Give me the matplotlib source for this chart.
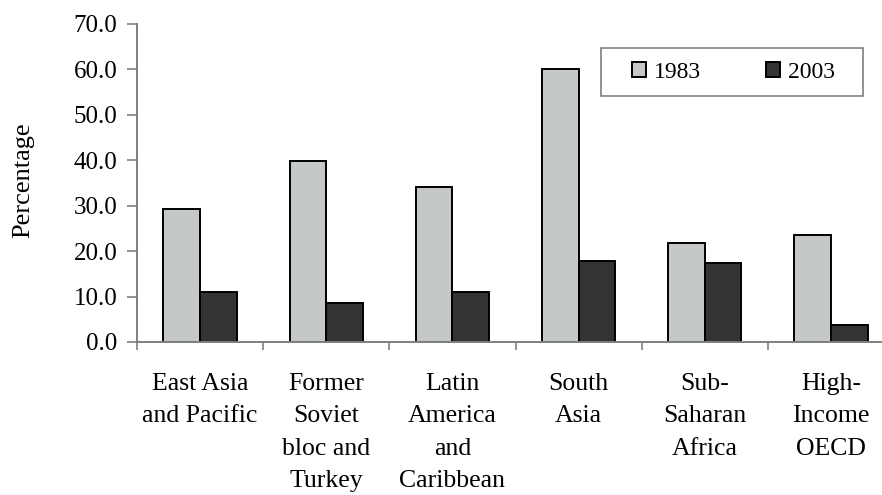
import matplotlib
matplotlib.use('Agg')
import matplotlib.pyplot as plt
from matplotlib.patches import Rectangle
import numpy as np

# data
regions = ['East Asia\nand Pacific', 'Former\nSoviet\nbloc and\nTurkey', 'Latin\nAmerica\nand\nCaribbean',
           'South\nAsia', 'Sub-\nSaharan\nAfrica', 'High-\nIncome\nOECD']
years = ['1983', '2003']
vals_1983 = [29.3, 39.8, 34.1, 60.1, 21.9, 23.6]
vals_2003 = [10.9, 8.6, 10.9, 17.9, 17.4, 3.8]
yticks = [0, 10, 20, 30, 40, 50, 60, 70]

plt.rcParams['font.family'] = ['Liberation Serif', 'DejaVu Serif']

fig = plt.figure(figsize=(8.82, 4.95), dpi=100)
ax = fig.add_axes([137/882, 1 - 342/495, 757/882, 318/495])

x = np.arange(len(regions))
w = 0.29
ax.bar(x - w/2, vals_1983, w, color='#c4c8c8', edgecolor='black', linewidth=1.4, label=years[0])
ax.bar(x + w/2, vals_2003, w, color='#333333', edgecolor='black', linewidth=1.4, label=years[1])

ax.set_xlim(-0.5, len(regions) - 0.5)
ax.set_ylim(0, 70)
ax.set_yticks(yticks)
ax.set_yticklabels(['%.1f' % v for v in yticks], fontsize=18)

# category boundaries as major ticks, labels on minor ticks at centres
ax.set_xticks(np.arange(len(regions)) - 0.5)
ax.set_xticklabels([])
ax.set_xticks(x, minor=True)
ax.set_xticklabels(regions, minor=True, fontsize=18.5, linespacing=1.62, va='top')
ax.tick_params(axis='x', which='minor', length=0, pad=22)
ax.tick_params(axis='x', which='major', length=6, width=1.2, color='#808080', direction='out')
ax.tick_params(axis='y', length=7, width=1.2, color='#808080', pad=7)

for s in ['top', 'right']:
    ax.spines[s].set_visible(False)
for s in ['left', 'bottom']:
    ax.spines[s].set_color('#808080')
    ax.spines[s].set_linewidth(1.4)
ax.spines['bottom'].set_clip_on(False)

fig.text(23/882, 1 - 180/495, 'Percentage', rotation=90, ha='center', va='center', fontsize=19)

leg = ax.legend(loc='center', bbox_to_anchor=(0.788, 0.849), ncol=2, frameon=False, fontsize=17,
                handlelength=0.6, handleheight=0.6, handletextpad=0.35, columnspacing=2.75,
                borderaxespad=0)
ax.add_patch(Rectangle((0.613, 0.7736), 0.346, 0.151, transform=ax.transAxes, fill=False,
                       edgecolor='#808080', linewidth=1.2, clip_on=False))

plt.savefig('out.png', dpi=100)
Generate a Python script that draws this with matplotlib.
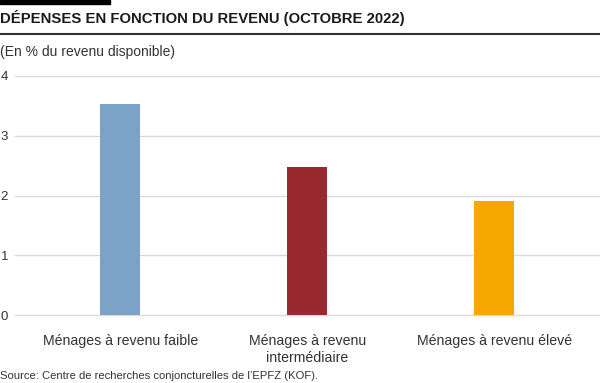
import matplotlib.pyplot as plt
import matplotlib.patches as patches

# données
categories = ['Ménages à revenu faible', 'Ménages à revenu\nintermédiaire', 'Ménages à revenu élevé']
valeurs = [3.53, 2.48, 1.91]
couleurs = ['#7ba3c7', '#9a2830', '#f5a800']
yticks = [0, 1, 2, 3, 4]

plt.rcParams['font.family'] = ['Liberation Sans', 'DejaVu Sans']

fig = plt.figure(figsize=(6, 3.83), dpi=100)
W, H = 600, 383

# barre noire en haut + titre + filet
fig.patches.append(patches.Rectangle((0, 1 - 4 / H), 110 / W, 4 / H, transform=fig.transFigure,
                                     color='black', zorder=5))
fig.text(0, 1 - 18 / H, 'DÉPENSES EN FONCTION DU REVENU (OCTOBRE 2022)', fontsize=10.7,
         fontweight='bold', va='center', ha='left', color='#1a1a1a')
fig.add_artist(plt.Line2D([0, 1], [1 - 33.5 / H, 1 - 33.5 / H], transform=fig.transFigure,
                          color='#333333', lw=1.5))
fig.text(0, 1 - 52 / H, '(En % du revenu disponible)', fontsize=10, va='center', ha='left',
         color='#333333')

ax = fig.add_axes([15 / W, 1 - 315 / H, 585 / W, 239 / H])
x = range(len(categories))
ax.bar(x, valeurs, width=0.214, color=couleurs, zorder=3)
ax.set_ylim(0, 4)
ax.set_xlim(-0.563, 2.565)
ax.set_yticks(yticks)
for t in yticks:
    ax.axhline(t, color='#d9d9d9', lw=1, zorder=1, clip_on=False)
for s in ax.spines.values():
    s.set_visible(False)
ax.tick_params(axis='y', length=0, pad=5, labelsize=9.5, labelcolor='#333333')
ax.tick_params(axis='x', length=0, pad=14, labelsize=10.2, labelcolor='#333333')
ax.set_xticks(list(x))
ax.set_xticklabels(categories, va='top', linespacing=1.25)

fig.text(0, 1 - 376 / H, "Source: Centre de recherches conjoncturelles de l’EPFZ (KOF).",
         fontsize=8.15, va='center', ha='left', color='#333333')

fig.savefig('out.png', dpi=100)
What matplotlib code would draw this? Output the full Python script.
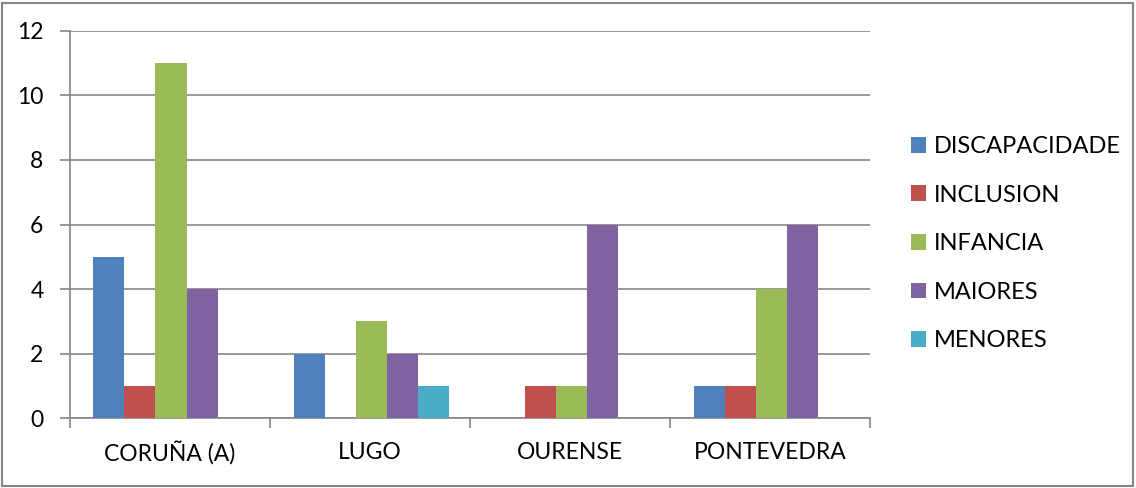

====================

Reproduce only the lines running from the beginning of the entries above to the line holding "ax = fig.add_axes([137/882, 1", inclusive. Pictures stay out of the copy.

Give me the matplotlib source for this chart.
import matplotlib
matplotlib.use('Agg')
import matplotlib.pyplot as plt
from matplotlib.patches import Rectangle
import numpy as np

# data
regions = ['East Asia\nand Pacific', 'Former\nSoviet\nbloc and\nTurkey', 'Latin\nAmerica\nand\nCaribbean',
           'South\nAsia', 'Sub-\nSaharan\nAfrica', 'High-\nIncome\nOECD']
years = ['1983', '2003']
vals_1983 = [29.3, 39.8, 34.1, 60.1, 21.9, 23.6]
vals_2003 = [10.9, 8.6, 10.9, 17.9, 17.4, 3.8]
yticks = [0, 10, 20, 30, 40, 50, 60, 70]

plt.rcParams['font.family'] = ['Liberation Serif', 'DejaVu Serif']

fig = plt.figure(figsize=(8.82, 4.95), dpi=100)
ax = fig.add_axes([137/882, 1 - 342/495, 757/882, 318/495])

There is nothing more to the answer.